OBJECTIVE: Look through the entries and report how many lines include the word "code". Give the number alone.

────────────────

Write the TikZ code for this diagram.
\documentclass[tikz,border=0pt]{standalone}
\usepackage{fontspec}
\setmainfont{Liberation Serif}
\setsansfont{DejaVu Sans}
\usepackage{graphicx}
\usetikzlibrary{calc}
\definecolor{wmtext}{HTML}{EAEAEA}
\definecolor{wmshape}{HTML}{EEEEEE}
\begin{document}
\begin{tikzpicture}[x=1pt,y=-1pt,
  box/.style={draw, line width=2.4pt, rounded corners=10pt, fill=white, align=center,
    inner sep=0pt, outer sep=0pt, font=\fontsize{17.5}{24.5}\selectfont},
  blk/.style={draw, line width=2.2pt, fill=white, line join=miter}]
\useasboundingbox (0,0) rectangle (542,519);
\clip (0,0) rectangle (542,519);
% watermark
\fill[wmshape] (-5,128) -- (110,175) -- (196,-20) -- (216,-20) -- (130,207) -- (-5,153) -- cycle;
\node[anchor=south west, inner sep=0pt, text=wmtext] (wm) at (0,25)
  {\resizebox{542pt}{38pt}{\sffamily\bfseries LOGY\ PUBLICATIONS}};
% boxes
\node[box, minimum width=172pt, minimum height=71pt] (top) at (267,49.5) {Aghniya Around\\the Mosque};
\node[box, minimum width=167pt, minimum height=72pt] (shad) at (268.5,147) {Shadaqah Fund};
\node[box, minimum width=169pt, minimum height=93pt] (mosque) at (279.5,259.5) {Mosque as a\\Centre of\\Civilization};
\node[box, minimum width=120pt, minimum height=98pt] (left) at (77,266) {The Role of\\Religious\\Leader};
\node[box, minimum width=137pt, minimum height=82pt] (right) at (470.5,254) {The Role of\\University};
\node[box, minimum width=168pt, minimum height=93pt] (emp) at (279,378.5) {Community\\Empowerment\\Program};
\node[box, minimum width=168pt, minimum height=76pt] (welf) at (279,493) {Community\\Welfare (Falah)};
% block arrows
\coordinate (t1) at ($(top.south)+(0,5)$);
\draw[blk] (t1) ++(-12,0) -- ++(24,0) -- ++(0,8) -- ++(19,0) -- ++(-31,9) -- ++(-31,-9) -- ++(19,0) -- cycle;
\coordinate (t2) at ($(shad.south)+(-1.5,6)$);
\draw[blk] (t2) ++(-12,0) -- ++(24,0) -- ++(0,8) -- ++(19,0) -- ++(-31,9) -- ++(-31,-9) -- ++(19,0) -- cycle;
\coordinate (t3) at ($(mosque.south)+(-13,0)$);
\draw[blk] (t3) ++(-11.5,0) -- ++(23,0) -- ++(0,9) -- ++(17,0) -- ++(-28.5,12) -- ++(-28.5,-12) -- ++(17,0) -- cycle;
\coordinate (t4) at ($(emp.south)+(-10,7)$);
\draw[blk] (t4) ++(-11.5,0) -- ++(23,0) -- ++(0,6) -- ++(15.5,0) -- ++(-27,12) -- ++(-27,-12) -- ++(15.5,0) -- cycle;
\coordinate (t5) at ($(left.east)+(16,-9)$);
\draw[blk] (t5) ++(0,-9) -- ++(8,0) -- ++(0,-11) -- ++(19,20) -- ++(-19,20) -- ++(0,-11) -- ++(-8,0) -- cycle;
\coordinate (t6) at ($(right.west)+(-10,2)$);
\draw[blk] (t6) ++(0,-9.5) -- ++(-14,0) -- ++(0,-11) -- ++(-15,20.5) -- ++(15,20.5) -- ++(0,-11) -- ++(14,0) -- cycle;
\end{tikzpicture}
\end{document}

────────────────

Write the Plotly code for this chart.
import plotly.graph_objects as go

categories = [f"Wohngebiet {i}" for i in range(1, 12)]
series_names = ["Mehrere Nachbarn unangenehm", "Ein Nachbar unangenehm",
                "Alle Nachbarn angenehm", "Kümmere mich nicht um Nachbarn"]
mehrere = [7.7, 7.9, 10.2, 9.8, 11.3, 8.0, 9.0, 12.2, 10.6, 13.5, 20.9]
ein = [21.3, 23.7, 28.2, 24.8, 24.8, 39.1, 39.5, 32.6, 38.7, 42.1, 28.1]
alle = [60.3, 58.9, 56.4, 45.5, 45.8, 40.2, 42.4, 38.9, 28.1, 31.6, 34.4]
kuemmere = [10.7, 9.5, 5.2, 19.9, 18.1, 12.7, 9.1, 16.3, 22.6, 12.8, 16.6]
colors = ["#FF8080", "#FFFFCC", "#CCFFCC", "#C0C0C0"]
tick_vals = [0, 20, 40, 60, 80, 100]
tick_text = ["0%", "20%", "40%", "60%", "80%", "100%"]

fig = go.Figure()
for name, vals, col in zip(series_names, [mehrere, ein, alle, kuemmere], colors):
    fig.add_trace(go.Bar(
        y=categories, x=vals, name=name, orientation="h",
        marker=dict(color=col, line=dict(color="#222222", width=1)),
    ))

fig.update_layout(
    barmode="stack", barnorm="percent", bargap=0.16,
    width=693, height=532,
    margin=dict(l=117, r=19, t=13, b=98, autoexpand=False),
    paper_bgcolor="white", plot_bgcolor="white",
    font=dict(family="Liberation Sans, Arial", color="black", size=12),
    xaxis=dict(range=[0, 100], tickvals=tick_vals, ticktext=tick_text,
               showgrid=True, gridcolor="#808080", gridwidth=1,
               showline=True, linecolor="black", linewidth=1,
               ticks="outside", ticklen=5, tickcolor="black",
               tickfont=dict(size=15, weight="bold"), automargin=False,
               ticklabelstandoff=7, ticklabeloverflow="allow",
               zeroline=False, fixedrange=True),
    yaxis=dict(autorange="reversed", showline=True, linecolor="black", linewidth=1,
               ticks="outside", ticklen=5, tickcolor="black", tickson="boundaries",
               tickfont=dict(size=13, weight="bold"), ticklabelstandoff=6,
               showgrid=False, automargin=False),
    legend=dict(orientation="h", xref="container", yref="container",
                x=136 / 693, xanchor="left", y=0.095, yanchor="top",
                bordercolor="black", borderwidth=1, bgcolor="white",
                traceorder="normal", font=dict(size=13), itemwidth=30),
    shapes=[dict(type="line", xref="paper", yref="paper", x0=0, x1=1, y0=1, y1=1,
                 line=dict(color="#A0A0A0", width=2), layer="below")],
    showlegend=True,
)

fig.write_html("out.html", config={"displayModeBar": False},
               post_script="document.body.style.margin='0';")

────────────────

SOLVED EXERCISE: 2